Salah satu aplikasi yang terpikirkan para
peneliti berdasarkan transfer energi model ini adalah dengan membuat pembangkit
listrik di luar angkasa. Panel surya mengubah cahaya menjadi listrik, listrik
menjadi microwave,microwave terbang ke bumi dan diubah jadi listrik
lagi. Jika luas penampang berkas gelombangnya cukup besar (juga antenanya),
rapat daya per satuan luas menjadi tidak berbahaya. Kita bisa pasang
penerimanya di Samudra Pasifik sana yang tidak ada kapal lewat (baik kapal laut
dan kapal terbang) ataupun awan yang mengganggu.
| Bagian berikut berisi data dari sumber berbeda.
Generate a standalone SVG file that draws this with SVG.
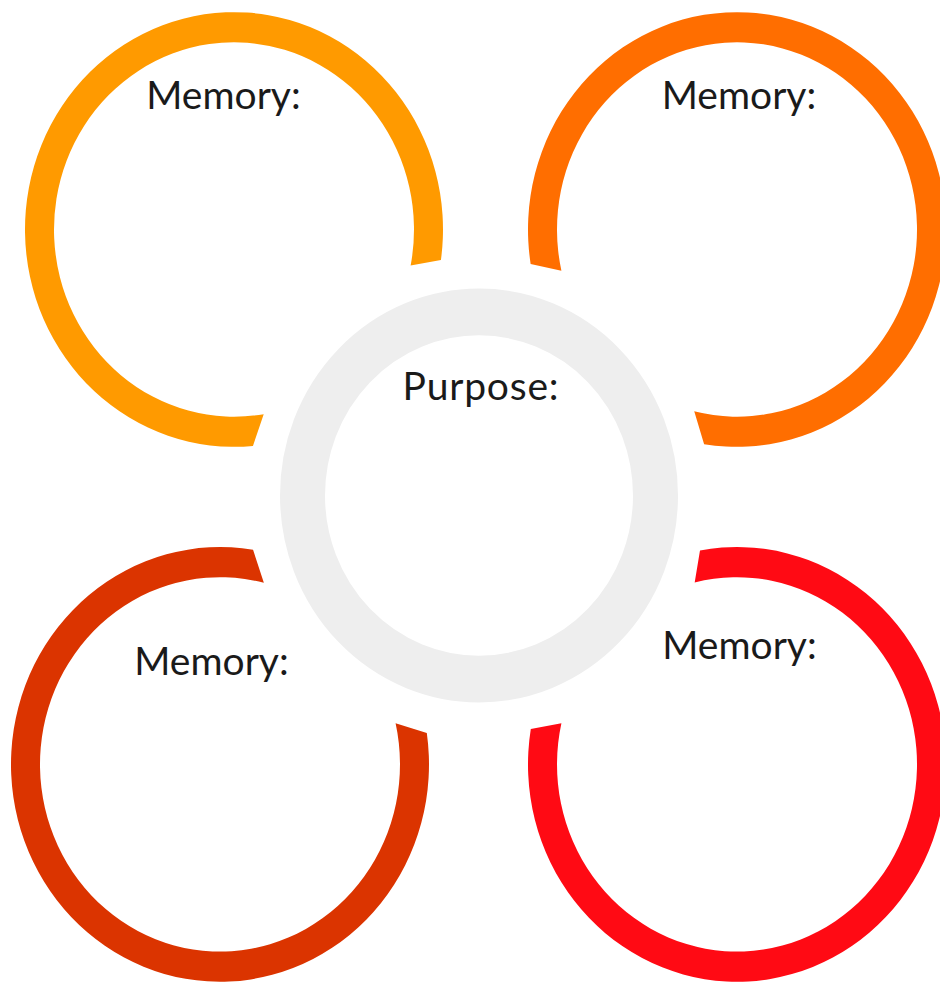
<svg xmlns="http://www.w3.org/2000/svg" width="940" height="982" viewBox="0 0 940 982">
<style>
.lbl{font-family:Lato,"Noto Sans","Liberation Sans",sans-serif;font-size:39px;fill:#1a1a1a;text-anchor:middle}
.hub{fill:none;stroke:#eeeeee;stroke-width:45}
</style>
<rect width="940" height="982" fill="#ffffff"/>
<g id="purpose">
<circle class="hub" cx="0" cy="0" r="176.5" transform="translate(479,495.5) scale(1,1.04)"/>
<text class="lbl" x="481" y="400" letter-spacing="0.8">Purpose:</text>
</g>
<g id="memory-top-left">
<path fill="#ff9a00" transform="translate(234,229.5) scale(1,1.04)" d="M206.93,29.30 A209,209 0 1 0 18.94,208.14 L29.70,177.54 A180,180 0 1 1 176.63,34.65 Z"/>
<text class="lbl" x="223.5" y="109">Memory:</text>
</g>
<g id="memory-top-right">
<path fill="#ff6e00" transform="translate(737,229.5) scale(1,1.04)" d="M-206.37,33.06 A209,209 0 1 1 -32.88,206.40 L-42.78,174.84 A180,180 0 1 0 -175.59,39.57 Z"/>
<text class="lbl" x="739" y="109">Memory:</text>
</g>
<g id="memory-bottom-left">
<path fill="#db3400" transform="translate(220,764.4) scale(1,1.04)" d="M33.06,-206.37 A209,209 0 1 0 206.81,-30.17 L175.59,-39.57 A180,180 0 1 1 43.85,-174.58 Z"/>
<text class="lbl" x="211.5" y="675">Memory:</text>
</g>
<g id="memory-bottom-right">
<path fill="#ff0a14" transform="translate(737,764.4) scale(1,1.04)" d="M-37.01,-205.70 A209,209 0 1 1 -206.20,-34.13 L-175.59,-39.57 A180,180 0 1 0 -42.32,-174.96 Z"/>
<text class="lbl" x="739.5" y="659">Memory:</text>
</g>
</svg>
Kemudian ada mimpi tentang laser. Sumber laser bertenaga
megawatt sudah bisa dibuat, tinggal penerimanya yang belum. Panel surya
sekarang baru bisa mengubah 50 persen energi cahaya menjadi listrik. Tunggu
sampai para ilmuwan nanoteknologi bisa membuat antena berukuran nanometer,
nanti kita akan melihat antena penerima cahaya. Bagaimanapun, masalah
benda-benda penghalang juga belum terpecahkan.
Model pesawat
terbang bertenaga laser (proyek NASA).
Model transfer energi yang telah dijelaskan di
atas adalah untuk transfer energi jarak jauh. Untuk jarak dekat, seperti dalam
rumah, transfer energi tanpa kabel juga bisa bermanfaat. Cara yang sudah
dikembangkan orang adalah, tanpatesla coil, kita bisa membuat pemancar radio yang tidak
memancarkan radiasi elektromagnetik, tetapi gelombangevanescent. Radiasi artinya memancar sampai jauh,
sedangkan evanescent artinya
menghilang pada jarak dekat.
Misalkan panjang gelombang yang dipakai adalah
10 meter, maka medan gelombang evanescent hanya akan ada pada radius beberapa
meter. Penerimanya adalah sistem L-C yang memiliki frekuensi resonansi sama
dengan pemancar. Jika penerimanya berada dalam jangkauan medan gelombang evanescent, akan timbul energi dalam rangkaian penerima
yang sepertinya loncat begitu saja dari pemancar. Karena penerimanya harus
beresonansi dengan pemancar, berarti benda yang tidak beresonansi dengan
pemancar, seperti manusia, tidak akan menerima energi.
Aplikasi transfer energi jarak dekat sekarang
ini sedang marak dikembangkan. Salah satunya oleh perusahaan dengan nama
WiTricity, kependekan dari wireless dan electricity. Mungkin setelah membaca tulisan ini
teman-teman berminat mengembangkan hal serupa di tanah air.